The Heinen play really was the killer as it came midway through the second period, led to the Bruins running around in their own end and then ended with Ian Cole rocketing a slap shot past Jaroslav Halak from the top of the face-off circle. Then Charlie McAvoy and Matt Grzelcyk botched defensive coverage in transition at the end of the second period, and that led to Andre Burakovsky scoring the insurance goal right at the end of the period.

At that point, it was over despite Boston outshooting Colorado by a 12-6 margin in the third period, and the Bruins have to hope that it was a lesson learned at this point. It may take a few games for the Bruins to snap out of some of their current bad habits, but there’s also that overall malaise that might be an unavoidable part of the team’s commanding 13-point lead in the Atlantic Division.

That being said, Brad Marchand spoke for all of Boston’s team leadership in knowing that the current state of being for the Black and Gold isn’t something that can sustainably bring success.

“It’s a losing game. You can’t continue to go down by a couple of goals, especially to good teams,” said Marchand. “Teams like that know how to win and how to keep a lead. No matter how many times you come back, it’s going to eventually catch up to you. We’ve had that, especially early on [in games]. We tend to be much better when we’re behind. I think then it’s a bit of a wakeup call and we all have to play good in order to come back.

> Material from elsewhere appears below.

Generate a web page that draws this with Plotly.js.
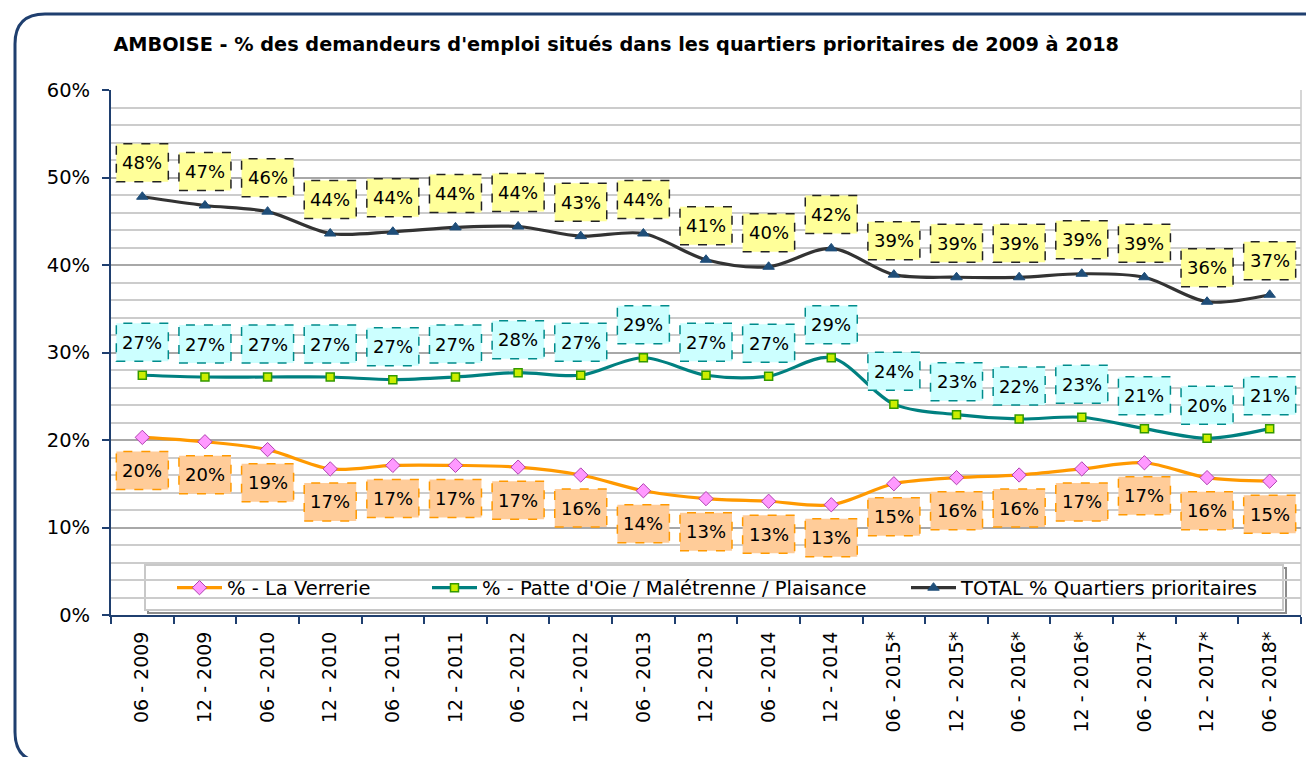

“But we have to play that way from the first shift of the first period. If you want to win, if you want to be a good team and if you want to have a chance in the playoffs, you have to be able to do that all game along. It’s tough sometimes because the season can get long. That’s no excuse. We have to realize the mistakes that we’re making and improve if want to continue to get better. That’s what good teams do.”

It would behoove the Bruins to get things in order quickly with a slate of important games over the next week including a mid-week tilt with the Washington Capitals, and a pair of divisional games against Tampa Bay and Florida later on in the week. But there really isn’t any worry coming from the B’s about anybody distantly trailing them in the standings right now while 8-1-1 in their last 10 games overall.

Instead it’s about the Bruins themselves becoming the best hockey team that they can be and getting back into a groove where they are paying attention to details and doing the little things that lead to winning hockey.